The lack of overarching performance targets and routine reporting means Shared Services Canada could not say how much money, if any, it was saving the federal government.
“We found that SSC has not developed consistent processes to determine costs and to measure progress and savings,” Ferguson’s office said in their Fall 2015 report to Parliament, delivered Tuesday. “Progress on the two transformation initiatives we examined has been limited, and reporting to SSC’s senior management board on this progress, including the generation of savings, is not clear or accurate.”
SSC was created in 2012 under the previous Conservative government with a mandate to consolidate the government’s IT services under one roof. The department was asked to create a unified email service and consolidate 485 data centres into seven.
Three years later, the department had migrated 3,000 emails to the new Canada.ca address, rather than the 500,000 they were expected to. When the auditors were conducting their report, 463 data centres were still in operation.

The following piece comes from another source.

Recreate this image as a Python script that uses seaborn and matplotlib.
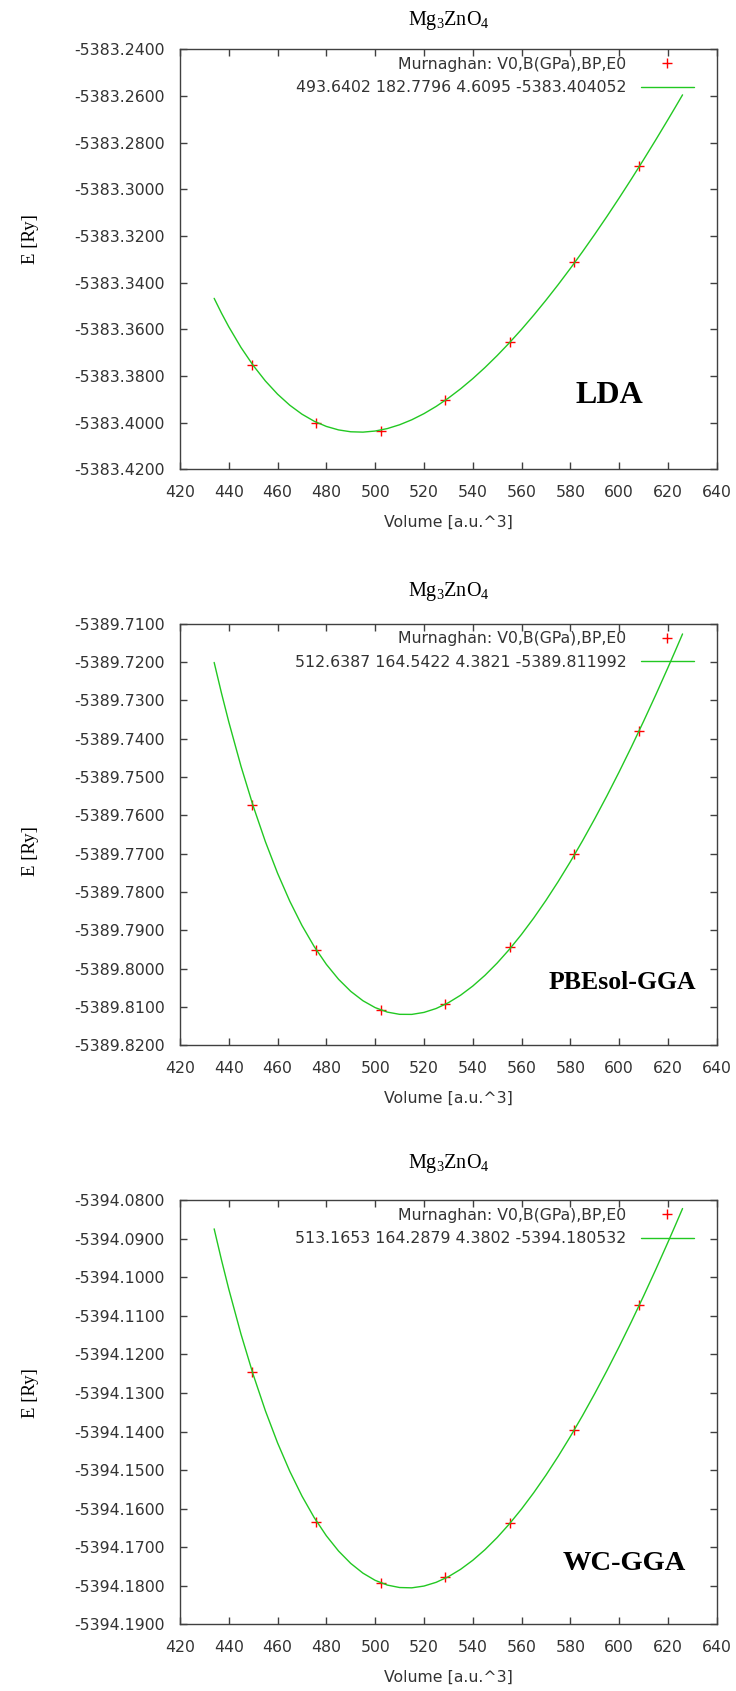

On top of the delays, the auditors found that agency, which has a $1.9 billion annual budget, failed to account for the costs to partner agencies in migrating to the new system. One partner agency interviewed by the auditors estimated the cost of updating their legacy systems at $24 million.
The department also provided no routine performance reports on the health of their partners’ networks, aside from incident reports when things went bad.
Auditors found that Treasury Board, the department responsible for the government’s overall technology plan, does not have a strategy for government-wide IT investments and service delivery.
“In implementing government IT shared services, it is important that SSC have strategic and policy direction from the Treasury Board of Canada Secretariat,” the auditors said. “This is needed for SSC to understand the overall government direction for Information Technology and scope for shared services, and help SSC achieve the planned outcomes and expected benefits.”
This isn’t just about bureaucrats’ emails going down or online services being disrupted. The report noted serious real-world consequences when Shared Services makes a mistake.
In March 2014, all first responders in Saskatchewan lost radio communications for 40 minutes. Police, fire services, and paramedics could not send and receive calls during that time.
“The outage was caused when SSC accidentally rendered a critical feature of the radio network unavailable while making changes to the network to conform to its shared services network standard,” the report noted. “Had SSC followed an adequate change management process, which would have included proper testing and user acceptance, the RCMP could have ensured that SSC took the necessary steps to avoid the outage.”